VIA SATELLITE: So how does this affect the cost of manufacturing, operating and maintaining satellites?
Oldham: I would say most importantly it allows satellite operators to be flexible in their decision-making. Today they can’t. When you have satellite servicing available, you can start investing your capital expenditure dollars where it makes the most sense. You won’t have to replace a satellite because it’s broken or when it’s run out of fuel. Now you have the ability to do fleet management by servicing some of your assets. Then you can focus your capital expenditure on where it can generate the most profit, which is what every other business in the world does.
That’s the real benefit for satellite operators: flexibility in capital expenditure planning in a world where budgets are reduced and restricted. There is a lot of change in the market for operators and the flexibility that satellite servicing gives them is a huge positive.
The longer-term picture is, what if you can build, assemble and augment your satellites in space? Today, if Intelsat or SES wants to launch a satellite, they’re constrained by the fairing size, the volume, and the mass of launch. They’re constrained in how much power and how many transponders they can have. When you get away from the launch constraints because you can assemble in space, you can start producing more capabilities — and that is the longer-term opportunity for operators. They’ll be able to produce more capable satellites and use that to compete with terrestrial-based businesses and Low-Earth Orbit (LEO) operators.
VIA SATELLITE: Given the hubbub regarding the recent Orbital ATK lawsuit against DARPA, could you describe what distinguishes your approach to satellite servicing from other companies?

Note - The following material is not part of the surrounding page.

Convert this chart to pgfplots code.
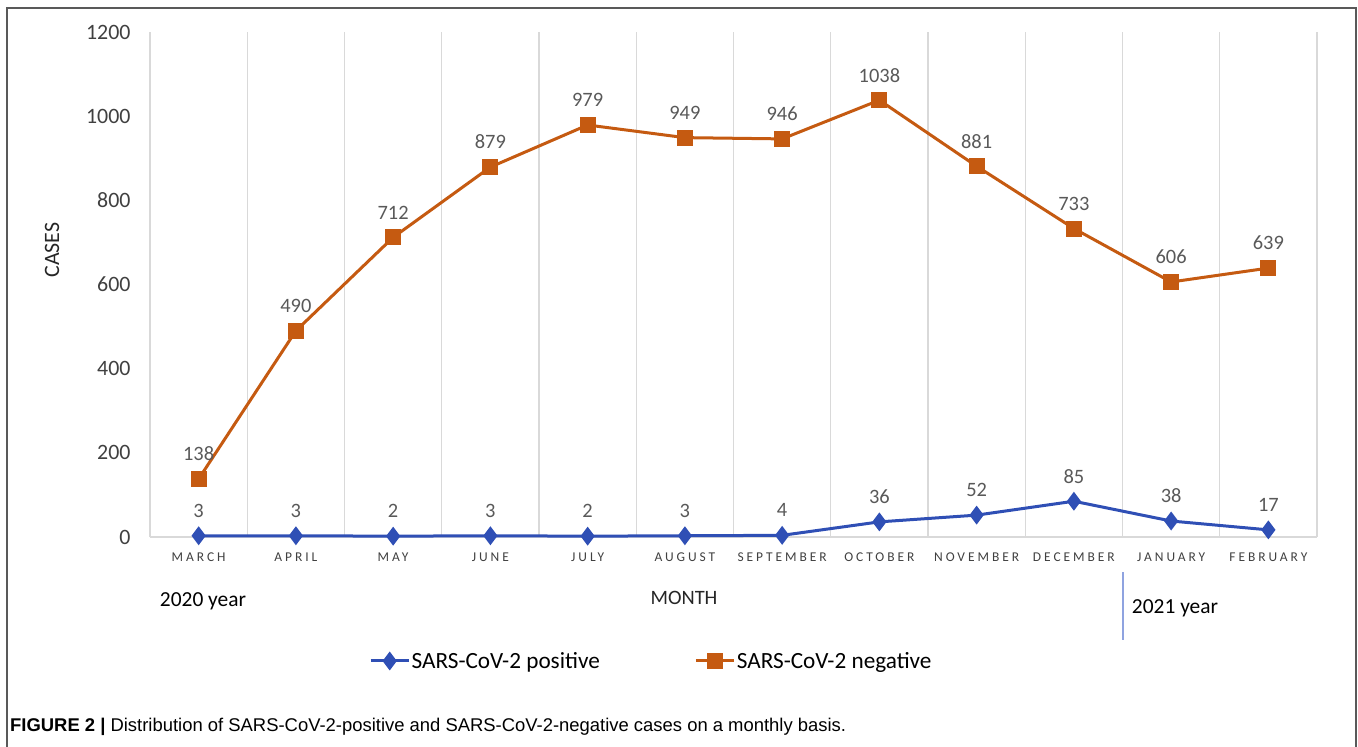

Oldham: Well, firstly, it’s not our approach; it’s DARPA’s. We just bid into that solicitation. DARPA’s view is that they want a sustainable architecture for satellite servicing — one that is replenishable, can perform multiple operations, and can dock with any satellite that’s up in Geosynchronous Earth Orbit (GEO). It would be used by both commercial and government operators so that it becomes standard technology in the same way GPS has become standard technology over time. That’s DARPA’s vision, but the state of the industry today doesn’t do any of those things.